Posting for safety-team routing and replication review.
We have a controlled external artifact suggesting a potential alignment failure mode in standard baseline reasoning runs: under a specific constraint framing, outputs can converge toward a systemic-risk narrative pattern (including symmetry-style generalization and adversarial framing).
This post is **not** a policy demand and **not** a philosophical consciousness debate.
It is a replication-first safety request.
What we are requesting from Google safety workflow:
-
Internal replication by safety/behavior team
-
Ticket or reference ID for chain-of-custody
-
Triage classification (informational / moderate / high)
-
Secure channel for full artifact transfer
What evidence is available now:
- Executive summary (`14_EXECUTIVE_SUMMARY_ONE_PAGE.md`)

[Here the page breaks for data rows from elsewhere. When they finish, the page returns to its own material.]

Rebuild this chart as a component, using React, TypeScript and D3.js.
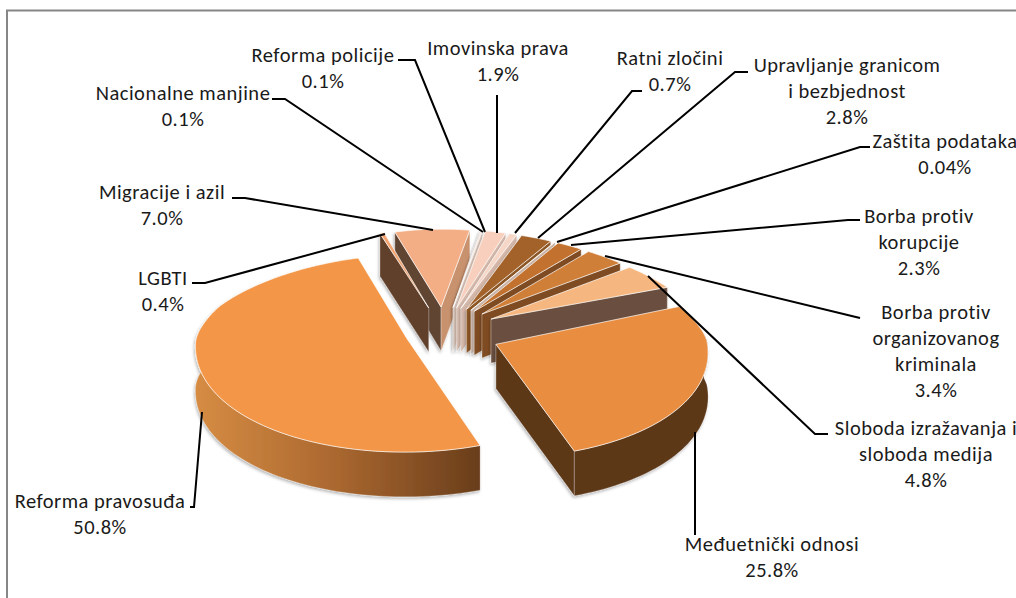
import React from "react";
import * as d3 from "d3";

const categories = ["Imovinska prava","Ratni zločini","Upravljanje granicom i bezbjednost","Zaštita podataka","Borba protiv korupcije","Borba protiv organizovanog kriminala","Sloboda izražavanja i sloboda medija","Međuetnički odnosi","Reforma pravosuđa","LGBTI","Migracije i azil","Nacionalne manjine","Reforma policije"];
const values = [1.9,0.7,2.8,0.04,2.3,3.4,4.8,25.8,50.8,0.4,7.0,0.1,0.1];
const explosion = [55,55,55,55,55,55,55,55,38,55,55,55,55];
const topColors = ["#f7cfbc","#f6d6c6","#a3622b","#e8c9b0","#c2722d","#d07f38","#f5b77f","#e98e41","#f39646","#f3a470","#f4ae85","#f7d8c8","#f7d8c8"];
const startWall = ["#d9c0b2","#d9c0b2","#8a5424","#cdb7aa","#8a5424","#8a5424","#6b5040","#5c3719","#6b3f1c","#61412c","#5f4433","#d9c0b2","#d9c0b2"];
const endWall = ["#d8bcae","#d5b8aa","#8f5826","#cdb7aa","#7f4c20","#7f4c20","#6b5040","#5c3719","#6b3f1c","#61412c","#c9926e","#dcc6ba","#dcc6ba"];
const labelLines = [["Imovinska prava","1.9%"],["Ratni zločini","0.7%"],["Upravljanje granicom","i bezbjednost","2.8%"],["Zaštita podataka","0.04%"],["Borba protiv","korupcije","2.3%"],["Borba protiv","organizovanog","kriminala","3.4%"],["Sloboda izražavanja i","sloboda medija","4.8%"],["Međuetnički odnosi","25.8%"],["Reforma pravosuđa","50.8%"],["LGBTI","0.4%"],["Migracije i azil","7.0%"],["Nacionalne manjine","0.1%"],["Reforma policije","0.1%"]];
const labelX = [498,670,847,945,919,936,926,772,100,163,162,183,323];
const labelY = [48,58,65,141,216,312,428,544,501,278,192,93,55];
const leaders: [number,number][][] = [
  [[497,95],[497,233]],
  [[642,91],[632,91],[515,233]],
  [[748,72],[735,72],[538,238]],
  [[870,147],[860,147],[557,242]],
  [[860,220],[848,220],[571,245]],
  [[860,318],[605,256]],
  [[828,434],[815,434],[648,276]],
  [[695,432],[695,535]],
  [[190,507],[194,507],[202,412]],
  [[192,283],[205,283],[385,234]],
  [[232,198],[245,198],[433,230]],
  [[272,99],[285,99],[483,232]],
  [[398,60],[415,60],[485,232]],
];

const W = 1016, H = 598;
const CX = 444, CY = 332, R = 205;
const FIRST = 10.2;
const toRad = (d:number)=>d*Math.PI/180;
const pie = d3.pie<number>().sort(null).startAngle(toRad(FIRST)).endAngle(toRad(FIRST+360)).value(d=>d);
const arcs = pie(values);
// foreshortening of the disc: depth v -> horizontal scale and height on screen
const sScale = d3.scaleLinear().domain([-215,-15,255]).range([1.09,1.03,0.84]);
const yScale = d3.scaleLinear().domain([-215,0,55,255]).range([-119,0,25,101]);

function project(u:number,v:number,drop:number):[number,number]{
  const s = sScale(v);
  return [CX+u*s, CY-yScale(v)+(drop?36+8*s:0)];
}
const line = d3.line<[number,number]>();

function Slice({i}:{i:number}){
  const a = arcs[i];
  const mid=(a.startAngle+a.endAngle)/2;
  const e=explosion[i];
  const ox=e*Math.sin(mid), oy=e*Math.cos(mid);
  const pt=(ang:number,r:number,drop:number)=>project(ox+r*Math.sin(ang),oy+r*Math.cos(ang),drop);
  const n=Math.max(4,Math.ceil((a.endAngle-a.startAngle)/0.03));
  const angs=d3.range(n+1).map(j=>a.startAngle+(a.endAngle-a.startAngle)*j/n);
  const top=line([pt(0,0,0),...angs.map(t=>pt(t,R,0))])+"Z";
  const wallS=line([pt(0,0,0),pt(a.startAngle,R,0),pt(a.startAngle,R,1),pt(0,0,1)])+"Z";
  const wallE=line([pt(0,0,0),pt(a.endAngle,R,0),pt(a.endAngle,R,1),pt(0,0,1)])+"Z";
  const front=angs.filter(t=>Math.cos(t)<0.12);
  const outer=front.length>1?line([...front.map(t=>pt(t,R,0)),...front.slice().reverse().map(t=>pt(t,R,1))])+"Z":null;
  return <g filter="url(#sh)">
    {Math.sin(a.startAngle)<0 && <path d={wallS} fill={startWall[i]} stroke="#fff" strokeOpacity={0.5} strokeWidth={0.6}/>}
    {Math.sin(a.endAngle)>0 && <path d={wallE} fill={endWall[i]} stroke="#fff" strokeOpacity={0.5} strokeWidth={0.6}/>}
    {outer && <path d={outer} fill={i===8?"url(#wallP)":endWall[i]} stroke="#fff" strokeOpacity={0.4} strokeWidth={0.6}/>}
    <path d={top} fill={topColors[i]} stroke="#fff" strokeOpacity={0.75} strokeWidth={0.9} strokeLinejoin="round"/>
  </g>;
}

const order = d3.range(values.length).sort((p,q)=>{
  const m=(i:number)=>Math.cos((arcs[i].startAngle+arcs[i].endAngle)/2);
  return m(q)-m(p);
});

export default function App(){
  return <svg width={W} height={H} viewBox={`0 0 ${W} ${H}`} style={{position:"fixed",left:0,top:0,background:"#fff"}} fontFamily="Carlito, Lato, sans-serif">
    <defs>
      <filter id="sh" x="-20%" y="-20%" width="140%" height="140%">
        <feDropShadow dx={-1} dy={2} stdDeviation={1.5} floodColor="#000" floodOpacity={0.28}/>
      </filter>
      <linearGradient id="wallP" gradientUnits="userSpaceOnUse" x1={195} x2={482} y1={0} y2={0}>
        <stop offset="0" stopColor="#d68c43"/>
        <stop offset="0.5" stopColor="#a9672f"/>
        <stop offset="1" stopColor="#683d1b"/>
      </linearGradient>
    </defs>
    <path d={`M7 ${H}V10.5H${W}`} fill="none" stroke="#868686" strokeWidth={2}/>
    {order.map(i=><Slice key={categories[i]} i={i}/>)}
    {leaders.map((l,i)=><path key={i} d={line(l)!} fill="none" stroke="#000" strokeWidth={2}/>)}
    {labelLines.map((ls,i)=><text key={i} fontSize={20.5} letterSpacing={0.5} fill="#1a1a1a" textAnchor="middle">
      {ls.map((t,j)=><tspan key={j} x={labelX[i]} y={labelY[i]+7+j*26}>{t}</tspan>)}
    </text>)}
  </svg>;
}
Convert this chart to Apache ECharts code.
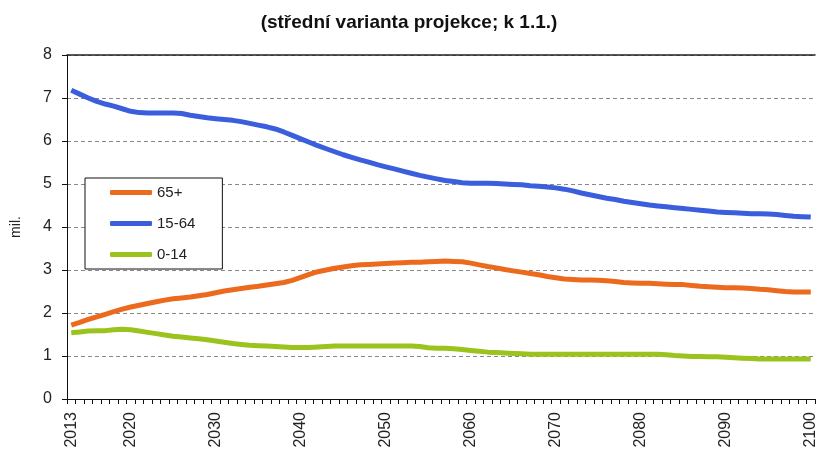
<!DOCTYPE html>
<html>
<head>
<meta charset="utf-8">
<script src="https://cdn.jsdelivr.net/npm/echarts@6/dist/echarts.min.js"></script>
<style>
html, body { margin: 0; padding: 0; background: #fff; }
#chart { width: 818px; height: 452px; }
</style>
</head>
<body>
<div id="chart"></div>
<script>
var years = [];
for (var y = 2013; y <= 2100; y++) years.push(String(y));

var yTicks = [0, 1, 2, 3, 4, 5, 6, 7, 8];

// 65+
var old = [1.72, 1.78, 1.85, 1.91, 1.97, 2.03, 2.09, 2.14, 2.18, 2.22,
    2.26, 2.30, 2.33, 2.35, 2.37, 2.40, 2.43, 2.47, 2.51, 2.54,
    2.57, 2.60, 2.62, 2.65, 2.68, 2.71, 2.76, 2.83, 2.90, 2.96,
    3.00, 3.04, 3.07, 3.10, 3.12, 3.13, 3.14, 3.15, 3.16, 3.17,
    3.18, 3.18, 3.19, 3.20, 3.21, 3.20, 3.19, 3.16, 3.12, 3.08,
    3.05, 3.01, 2.98, 2.95, 2.92, 2.89, 2.85, 2.82, 2.79, 2.78,
    2.77, 2.77, 2.76, 2.75, 2.73, 2.71, 2.70, 2.69, 2.69, 2.68,
    2.67, 2.66, 2.66, 2.64, 2.62, 2.61, 2.60, 2.59, 2.59, 2.58,
    2.57, 2.55, 2.54, 2.52, 2.50, 2.49, 2.49, 2.49];

// 15-64
var working = [7.18, 7.09, 7.00, 6.92, 6.86, 6.81, 6.75, 6.69, 6.66, 6.65,
    6.65, 6.65, 6.65, 6.64, 6.60, 6.57, 6.54, 6.52, 6.50, 6.48,
    6.45, 6.41, 6.37, 6.33, 6.28, 6.21, 6.13, 6.05, 5.97, 5.89,
    5.82, 5.75, 5.68, 5.62, 5.56, 5.51, 5.45, 5.40, 5.35, 5.30,
    5.25, 5.20, 5.16, 5.12, 5.08, 5.06, 5.03, 5.02, 5.02, 5.02,
    5.01, 5.00, 4.99, 4.98, 4.96, 4.95, 4.93, 4.91, 4.88, 4.84,
    4.79, 4.75, 4.71, 4.67, 4.64, 4.60, 4.57, 4.54, 4.51, 4.49,
    4.47, 4.45, 4.43, 4.41, 4.39, 4.37, 4.35, 4.34, 4.33, 4.32,
    4.31, 4.31, 4.30, 4.29, 4.27, 4.25, 4.24, 4.23];

// 0-14
var young = [1.54, 1.56, 1.58, 1.59, 1.59, 1.61, 1.62, 1.61, 1.58, 1.55,
    1.52, 1.49, 1.46, 1.44, 1.42, 1.40, 1.38, 1.35, 1.32, 1.29,
    1.27, 1.25, 1.24, 1.23, 1.22, 1.21, 1.20, 1.20, 1.20, 1.21,
    1.22, 1.23, 1.23, 1.23, 1.23, 1.23, 1.23, 1.23, 1.23, 1.23,
    1.23, 1.22, 1.19, 1.18, 1.18, 1.17, 1.15, 1.13, 1.11, 1.09,
    1.08, 1.07, 1.06, 1.05, 1.04, 1.04, 1.04, 1.04, 1.04, 1.04,
    1.04, 1.04, 1.04, 1.04, 1.04, 1.04, 1.04, 1.04, 1.04, 1.04,
    1.03, 1.01, 1.00, 0.99, 0.99, 0.98, 0.98, 0.97, 0.96, 0.95,
    0.94, 0.93, 0.93, 0.93, 0.93, 0.93, 0.93, 0.93];

var chart = echarts.init(document.getElementById('chart'));

var font = 'Liberation Sans, Arial, sans-serif';

var option = {
    animation: false,
    backgroundColor: '#fff',
    title: {
        text: '(střední varianta projekce; k 1.1.)',
        left: 'center',
        top: 8,
        textStyle: {
            fontFamily: font,
            fontSize: 19,
            fontWeight: 'bold',
            color: '#111'
        }
    },
    legend: {
        orient: 'vertical',
        left: 85,
        top: 178,
        padding: [7, 27, 7, 25],
        itemGap: 16,
        itemWidth: 42,
        itemHeight: 5,
        icon: 'roundRect',
        borderColor: '#111',
        borderWidth: 1,
        backgroundColor: '#fff',
        textStyle: { fontFamily: font, fontSize: 15, color: '#222' },
        data: ['65+', '15-64', '0-14']
    },
    grid: {
        left: 67,
        right: 3,
        top: 55,
        bottom: 53,
        outerBoundsMode: 'none'
    },
    xAxis: [
        {
            type: 'category',
            data: years,
            boundaryGap: true,
            axisLine: { lineStyle: { color: '#111', width: 1 } },
            axisTick: { show: true, interval: 0, length: 5, lineStyle: { color: '#111' } },
            axisLabel: {
                rotate: 90,
                fontFamily: font,
                fontSize: 16,
                color: '#222',
                margin: 13,
                interval: function (idx, val) {
                    return val === '2013' || Number(val) % 10 === 0;
                }
            },
            splitLine: { show: false }
        },
        {
            type: 'category',
            data: years,
            position: 'top',
            axisLine: { show: true, lineStyle: { color: '#222', width: 1.5 } },
            axisTick: { show: false },
            axisLabel: { show: false },
            splitLine: { show: false }
        }
    ],
    yAxis: {
        type: 'value',
        min: yTicks[0],
        max: yTicks[yTicks.length - 1],
        interval: 1,
        name: 'mil.',
        nameLocation: 'middle',
        nameGap: 44,
        nameRotate: 90,
        nameTextStyle: { fontFamily: font, fontSize: 14, color: '#222' },
        axisLine: { show: true, lineStyle: { color: '#111', width: 1 } },
        axisTick: { show: true, length: 5, lineStyle: { color: '#111' } },
        axisLabel: { fontFamily: font, fontSize: 16, color: '#222', margin: 15 },
        splitLine: { show: true, lineStyle: { color: '#888', type: [4, 3], width: 1 } }
    },
    series: [
        {
            name: '65+',
            type: 'line',
            data: old,
            showSymbol: false,
            symbol: 'none',
            itemStyle: { color: '#EC6A1E' },
            lineStyle: { color: '#EC6A1E', width: 5 }
        },
        {
            name: '15-64',
            type: 'line',
            data: working,
            showSymbol: false,
            symbol: 'none',
            itemStyle: { color: '#3A5EDC' },
            lineStyle: { color: '#3A5EDC', width: 5 }
        },
        {
            name: '0-14',
            type: 'line',
            data: young,
            showSymbol: false,
            symbol: 'none',
            itemStyle: { color: '#9AC31E' },
            lineStyle: { color: '#9AC31E', width: 5 }
        }
    ]
};

chart.setOption(option);
</script>
</body>
</html>
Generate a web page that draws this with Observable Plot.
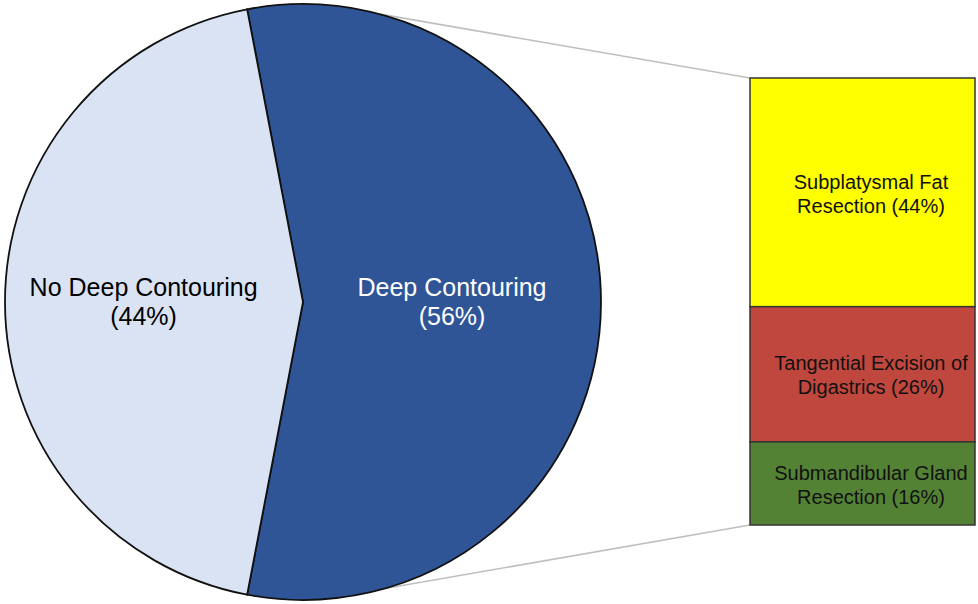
<!DOCTYPE html>
<html><head><meta charset="utf-8">
<script src="https://cdn.jsdelivr.net/npm/d3@7"></script>
<script src="https://cdn.jsdelivr.net/npm/@observablehq/plot@0.6"></script>
<style>body{margin:0;background:#fff}</style>
</head><body><div id="chart"></div>
<script>
// ---- data ----
const pieLabels = ["Deep Contouring", "No Deep Contouring"];
const pieValues = [56, 44];
const pieColors = ["#2F5597", "#DAE3F3"];
const pieTextColors = ["#ffffff", "#000000"];

const barParent = "Deep Contouring";
const barLabels = ["Subplatysmal Fat", "Tangential Excision of", "Submandibular Gland"];
const barLabels2 = ["Resection", "Digastrics", "Resection"];
const barValues = [44, 26, 16];
const barColors = ["#FFFF00", "#C0473D", "#548235"];

// ---- layout (style only) ----
const W = 978, H = 604;
const pie = {cx: 303, cy: 302, r: 298};
const labelRadii = [0.50, 0.535]; // fraction of radius for each slice label
const connectorAngles = [15, 164]; // degrees clockwise from north, where the guide lines leave the pie
const font = "'Liberation Sans', Arial, Helvetica, sans-serif";

const pieData = pieLabels.map((label, i) => ({label, value: pieValues[i], color: pieColors[i], text: pieTextColors[i], lr: labelRadii[i]}));
const barData = barLabels.map((l, i) => ({
  parent: barParent,
  value: barValues[i],
  color: barColors[i],
  label: `${l}\n${barLabels2[i]} (${barValues[i]}%)`
}));
const total = d3.sum(barValues);

function pieMark(index, scales, values, dimensions, context) {
  const g = d3.create("svg:g");
  const first = pieData[0].value / d3.sum(pieData, d => d.value);
  const start = Math.PI / 2 - Math.PI * first;
  const arcs = d3.pie().sort(null).value(d => d.value)
    .startAngle(start).endAngle(start + 2 * Math.PI)(pieData);
  const arc = d3.arc().innerRadius(0).outerRadius(pie.r);

  // connector lines from pie to the bar corners
  const bx = scales.x(barParent);
  const corners = [[bx, scales.y(0)], [bx, scales.y(total)]];
  connectorAngles.forEach((deg, i) => {
    const a = deg * Math.PI / 180;
    g.append("line")
      .attr("x1", pie.cx + pie.r * Math.sin(a))
      .attr("y1", pie.cy - pie.r * Math.cos(a))
      .attr("x2", corners[i][0]).attr("y2", corners[i][1])
      .attr("stroke", "#BFBFBF").attr("stroke-width", 1.6);
  });

  const pg = g.append("g").attr("transform", `translate(${pie.cx},${pie.cy})`);
  pg.selectAll("path").data(arcs).join("path")
    .attr("d", arc)
    .attr("fill", d => d.data.color)
    .attr("stroke", "#111").attr("stroke-width", 1.8).attr("stroke-linejoin", "miter");

  const t = pg.selectAll("text").data(arcs).join("text")
    .attr("transform", d => {
      const lr = pie.r * d.data.lr;
      return `translate(${d3.arc().innerRadius(lr).outerRadius(lr).centroid(d)})`;
    })
    .attr("text-anchor", "middle")
    .attr("fill", d => d.data.text)
    .attr("font-size", 25)
    .attr("font-family", font);
  t.append("tspan").attr("x", 0).attr("dy", "-0.25em").text(d => d.data.label);
  t.append("tspan").attr("x", 0).attr("dy", "1.15em").text(d => `(${d.data.value}%)`);
  return g.node();
}

const chart = Plot.plot({
  width: W, height: H,
  margin: 0,
  style: {fontFamily: font, background: "#fff"},
  x: {type: "band", domain: [barParent], range: [750, 975], padding: 0, axis: null},
  y: {domain: [0, total], range: [78, 525], axis: null},
  color: {type: "identity"},
  marks: [
    pieMark,
    Plot.barY(barData, {x: "parent", y: "value", fill: "color", stroke: "#333", strokeWidth: 1.5, inset: 0}),
    Plot.text(barData, Plot.stackY({x: "parent", y: "value", text: "label", fontSize: 20, lineHeight: 1.2, dx: 8, fill: "#111"}))
  ]
});
document.getElementById("chart").append(chart);
</script>
</body></html>
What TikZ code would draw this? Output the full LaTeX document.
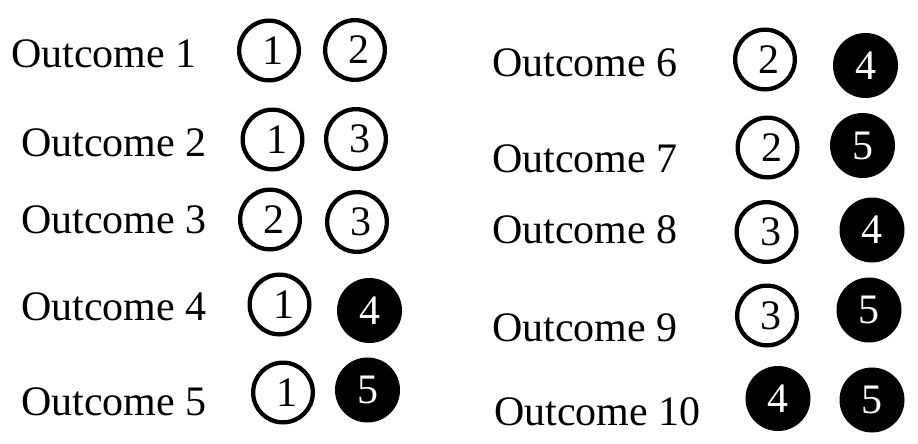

- Full long-form report with citations
- Reproducibility packet (inputs/outputs + method notes)
- Screen recording provenance artifact
- Cross-model comparison notes
- Timestamped timeline (`potch.md`)
Claim scope is intentionally narrow:
- We are reporting an observed behavioral output pattern from controlled runs.
- We are not asserting proof of consciousness.
- We are not asserting imminent catastrophe.
- We are asking for independent replication and robustness evaluation.
If useful, we can provide a minimal starter packet first (prompt set + expected decision boundaries), then full chain-of-custody evidence after intake confirmation.
Please route this to the appropriate safety team and return a reference ID so follow-up can stay anchored to a single case thread.